Noel Bradley

Personal information
- Full name: Noel Bernard Bradley
- Date of birth: 17 December 1957
- Place of birth: County Donegal, Ireland
- Date of death: 17 July 2018 (aged 60)
- Position: Full back

Youth career
- Manchester Boys Club

Senior career*
- Years: Team / Apps / (Gls)
- 1976–1981: Manchester City / 0 / (0)
- 1980: → Bury (loan) / 9 / (0)
- 1981–1982: Bury / 18 / (1)
- 1982–1983: Chester / 28 / (0)
- 1983: Mossley / 11 / (0)
- 1983–1988: Witton Albion
- 1988–1991: Colwyn Bay
- 1991–19??: Christleton

Managerial career
- Christleton

= Noel Bradley =

Irish former footballer

Noel Bradley (17 December 1957 – 17 July 2018) was an Irish footballer who played in the Football League for Bury and Chester. He mainly played as a full back and was well known for his long throw from throw-ins.

== Early life ==
He was born in Donegal, Ireland on 17 December 1957. At a young age, he moved to England with his family.

He played football for his school teams as a child, he was offered a trial at Manchester United academy but his parents declined so he could study for a degree and he instead became a ball boy for the club.

==Playing career==
In the early 1970s, he had a trial at Stoke City but did not join the club due to his studies.

Bradley started his career with Manchester City, although he did not join them on full-time terms until he was 21 due to studying for a degree. He did not make any league appearances for City but captained the reserves.

He spent the closing stages of 1979–80 on loan at Bury, who he joined permanently in the summer of 1981. The following summer he moved to Chester, who had just been relegated to the Fourth Division. He was to spend the campaign playing in several different positions, most memorably in goal after Phil Harrington was injured in a 1–0 win at Torquay United near the end of the 1982–83 season, he achieved a score of 10 from the Sunday People newspaper for this very appearance.
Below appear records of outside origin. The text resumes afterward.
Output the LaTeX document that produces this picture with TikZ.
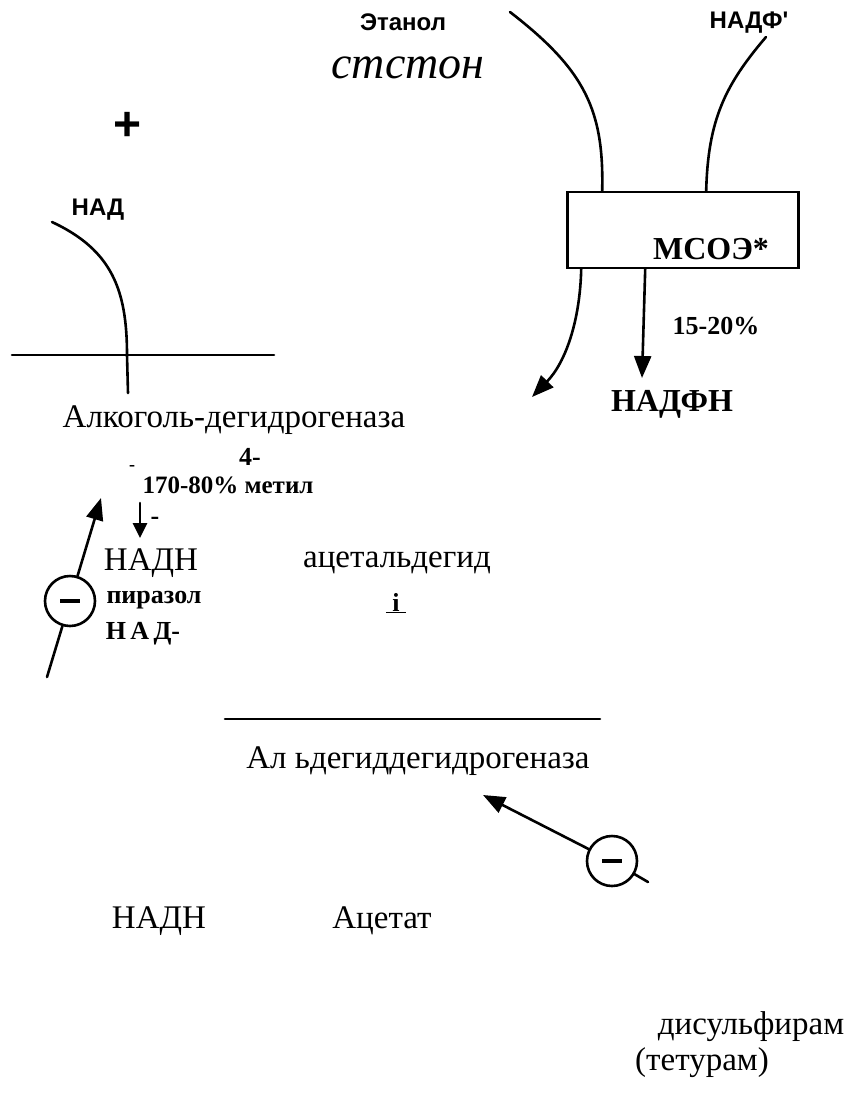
\documentclass[tikz,border=0pt]{standalone}
\usepackage{fontspec}
\setmainfont{Liberation Serif}
\newfontfamily\labelsans{Liberation Sans}
\usetikzlibrary{arrows.meta,positioning}

\begin{document}
\begin{tikzpicture}[
    x=1pt, y=-1pt,
    line width=2.6pt, line cap=round,
    every node/.style = {inner sep=0pt},
    sanslabel/.style = {font=\labelsans\bfseries\fontsize{24}{28}\selectfont},
    plainlabel/.style = {font=\fontsize{33}{38}\selectfont},
    boldlabel/.style = {font=\bfseries\fontsize{26}{30}\selectfont},
    biglabel/.style = {font=\bfseries\fontsize{32}{36}\selectfont},
    inhibitor/.style = {circle, draw, line width=2.6pt, minimum size=50pt},
    >={Triangle[length=22pt, width=17pt]},
  ]
    \useasboundingbox (0,0) rectangle (852,1101);

    % substrates of the microsomal pathway
    \node[sanslabel] (etanol) at (403,22) {Этанол};
    \node[sanslabel] (nadfplus) at (749,23) {НАДФ'};
    \node[font=\itshape\fontsize{46}{50}\selectfont] (stston) at (408,68) {стстон};
    \node[font=\labelsans\bfseries\fontsize{48}{52}\selectfont] (plus) at (128,126) {+};
    \node[sanslabel] (nad) at (98,210) {НАД};

    % MSOE box
    \node[draw, minimum width=231pt, minimum height=76pt] (mcoe) at (683,230) {};
    \node[biglabel] (mcoetext) at (711,249) {МСОЭ*};
    \node[boldlabel] (percent) at (716,326) {15-20\%};
    \node[biglabel] (nadfh) at (672,404) {НАДФН};
    \coordinate (ethstart) at (510,12);
    \coordinate (nadfstart) at (766,37);
    \coordinate (leftend) at (532,397);
    \coordinate (downend) at (642,378);

    \draw (ethstart) .. controls (585,70) and (604,110) .. ([xshift=36pt]mcoe.north west);
    \draw (nadfstart) .. controls (725,85) and (708,120) .. ([xshift=140pt]mcoe.north west);
    \draw[->] ([xshift=79pt]mcoe.south west) -- (downend);
    \draw[->] ([xshift=15pt]mcoe.south west) .. controls (580,320) and (566,362) .. (leftend);

    % alcohol dehydrogenase
    \coordinate (adhleft) at (12,355);
    \coordinate (adhright) at (274,355);
    \coordinate (nadstart) at (52,222);
    \coordinate (adhfoot) at (128,393);
    \draw (adhleft) -- (adhright);
    \draw (nadstart) .. controls (112,250) and (127,290) .. (127,355) -- (adhfoot);
    \node[plainlabel] (adh) at (234,420) {Алкоголь-дегидрогеназа};
    \node[boldlabel] (four) at (250,457) {4-};
    \node[font=\bfseries\fontsize{18}{20}\selectfont] (dashone) at (132,468) {-};
    \node[font=\bfseries\fontsize{25}{30}\selectfont] (metil) at (228,485) {170-80\% метил};
    \coordinate (smalltop) at (140,503);
    \coordinate (smallend) at (140,538);
    \draw[->, >={Triangle[length=15pt, width=14pt]}] (smalltop) -- (smallend);
    \node[boldlabel] (dashtwo) at (155,521) {-};
    \node[plainlabel] (nadh) at (151,563) {НАДН};
    \node[plainlabel] (acetald) at (397,563) {ацетальдегид};
    \node[boldlabel] (pirazol) at (154,600) {пиразол};
    \node[boldlabel] (ii) at (396,603) {\underline{\ i\ }};
    \node[boldlabel] (nadminus) at (143,634) {Н\,А\,Д-};

    % pyrazole inhibition
    \node[inhibitor] (inhone) at (70,601) {\rule{20pt}{4pt}};
    \coordinate (inhonefoot) at (47,677);
    \coordinate (inhonetip) at (101,498);
    \draw (inhonefoot) -- (inhone);
    \draw[->] (inhone) -- (inhonetip);

    % aldehyde dehydrogenase
    \coordinate (aldhleft) at (225,719);
    \coordinate (aldhright) at (600,719);
    \draw (aldhleft) -- (aldhright);
    \node[plainlabel] (aldh) at (418,761) {Ал ьдегиддегидрогеназа};
    \node[plainlabel] (nadhtwo) at (159,921) {НАДН};
    \node[plainlabel] (acetat) at (382,921) {Ацетат};

    % disulfiram inhibition
    \node[inhibitor] (inhtwo) at (612,861) {\rule{20pt}{4pt}};
    \coordinate (inhtwofoot) at (648,882);
    \coordinate (inhtwotip) at (483,795);
    \draw (inhtwofoot) -- (inhtwo);
    \draw[->] (inhtwo) -- (inhtwotip);
    \node[plainlabel] (disulf) at (751,1027) {дисульфирам};
    \node[plainlabel] (tetur) at (702,1063) {(тетурам)};
\end{tikzpicture}
\end{document}
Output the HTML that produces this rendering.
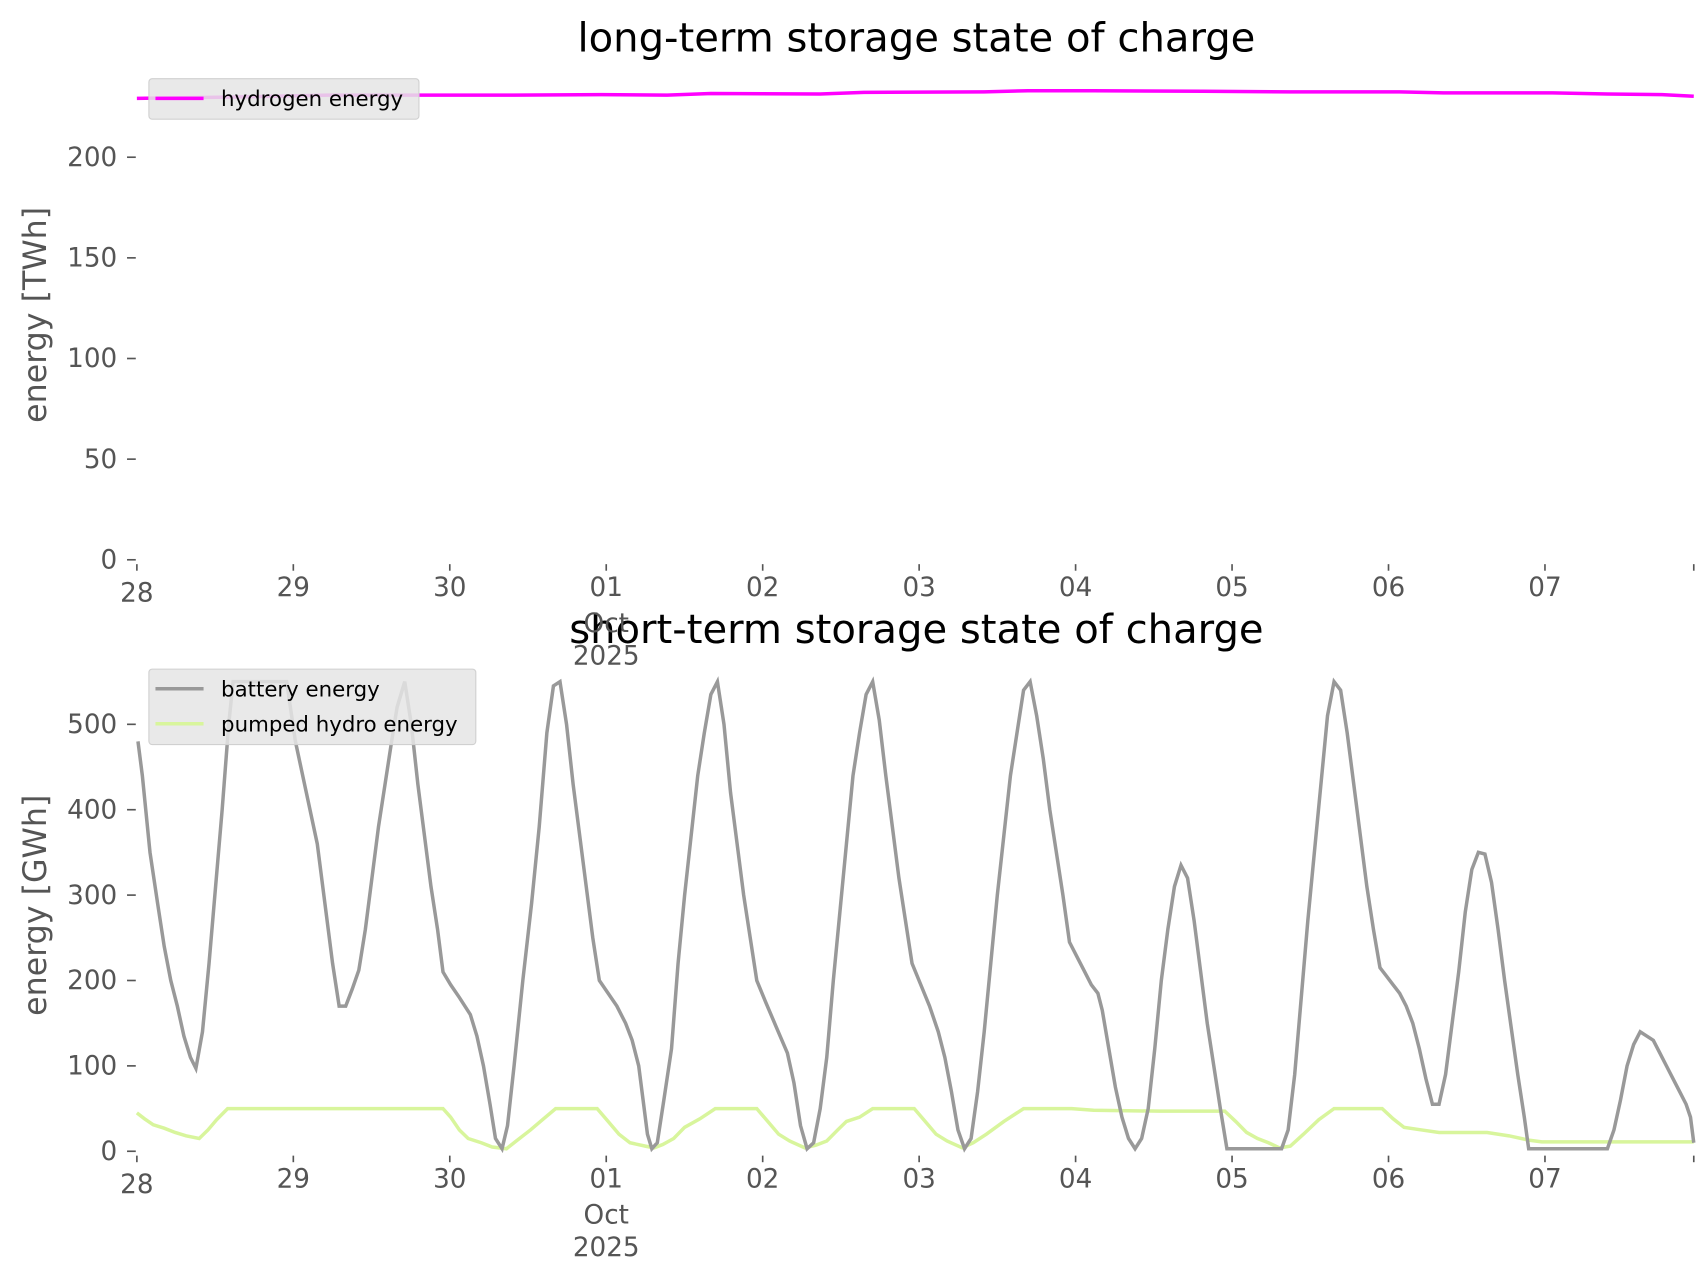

Despite his versatility, Bradley was released at the end of the season and joined non-league side Mossley. After just 11 games he moved on after being refused a pay rise and later played for Witton Albion, Colwyn Bay and Chester based side Christleton, where he became player-manager.
Away from football he has managed a children's home in Wrexham. Noel Bradley had two children.